Thursday, 12 April 2007 07:57:49 (Central Standard Time, UTC-06:00)
Ok - a fun experiment - but totally unfair.

"In a banal setting at an inconvenient time, would beauty transcend?"

Inconvenient time?? He started at 7:51 in a building that employs *government* employees. If you've ever had a government job, you'd know that these people better not be late for work! An "inconvenient" time would be a time when these people have somewhere to be, but there's not a financial penalty for being late or not showing up.

It was a good idea, but poorly executed. Sorry...
Thursday, 12 April 2007 10:05:40 (Central Standard Time, UTC-06:00)

At the site provided by Michelle, several people point out that the "experiment" seemed to be designed specifically to get the outcome it did...but that is neither here nor there. I'm more interested in the questions the results raise, rather than the results themselves.

My observation on this is more that one of the functions of our brain is to "tune out" information that we think we don't need. And our world has, in many ways, shrunk down to a very narrow band the scope of the information we think we need. The debate over "framing" scientific information is essentially one about the extent to which it is appropriate to work to bring scientific information into our scope. How do people with a message we need to hear find a way to access our attention? It's not so significant to me that so few people dallied around LISTENING to Bell...but that so few people HEARD him at all, and that so many people only heard him as just another busker. That he was indistinguishable to them from some guy sawing away on a violin who has only managed to pick out a couple of melodies, or even someone who just wanders around the fingerboard without regard to tune or intonation (I've heard that as well.)

We spend so much of our lives in a narrow, tight-beamed state of focus, that there is really very little time that is a GOOD time to present high quality, but low-urgency information to people. If missing the information won't impact their job today, or kill them today, or damage their children today or cause them to miss their train or miss a meal, it takes a back seat to all the stuff that seems more urgent.

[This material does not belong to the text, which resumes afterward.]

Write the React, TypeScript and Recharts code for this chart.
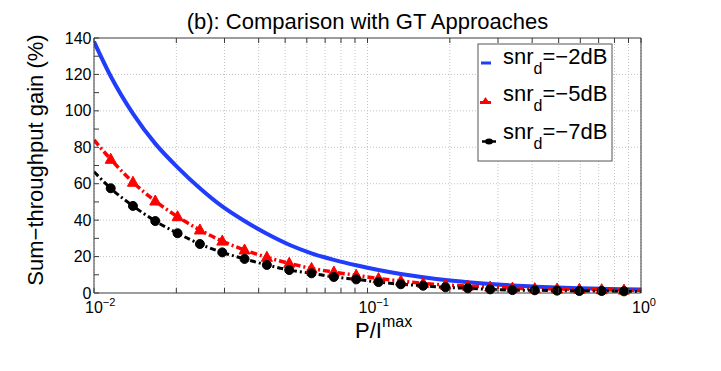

I don't think the take-away message of this is that the audience CAN'T tell the difference, or that they DON'T WANT to tell the difference, or that they DON'T DESERVE to hear fine music because they missed this guy and it was just pearls before swine. Not at all.

The WHOLE POINT for me is that it WAS poorly executed, and that is what the "framing" debate is all about. Are the results of science only for scientists, only for the people who show up at the journals and the blogs and the recent publications and learn to see and feel and read science as the scientists do, and the rest be damned?

Should a concert violinist only be for those who already know that they love the music, and are willing to show up at the concert hall and shell out the money, and develop their ears to hear? Is it enough for the concert violinist to show up where the people are and play for them and then walk away and say "they don't get it?" Or should he go to them and engage them in a way that helps them "get it?", not necessarily stop and dwell on it or think about it or act on it right now, but how do you even get it to show up on their radar?

I happen to think that this was a fantastic experiment, and very illustrative.

Maybe not illustrative of what the experimenters INTENDED to illustrate, but illustrative, nonetheless.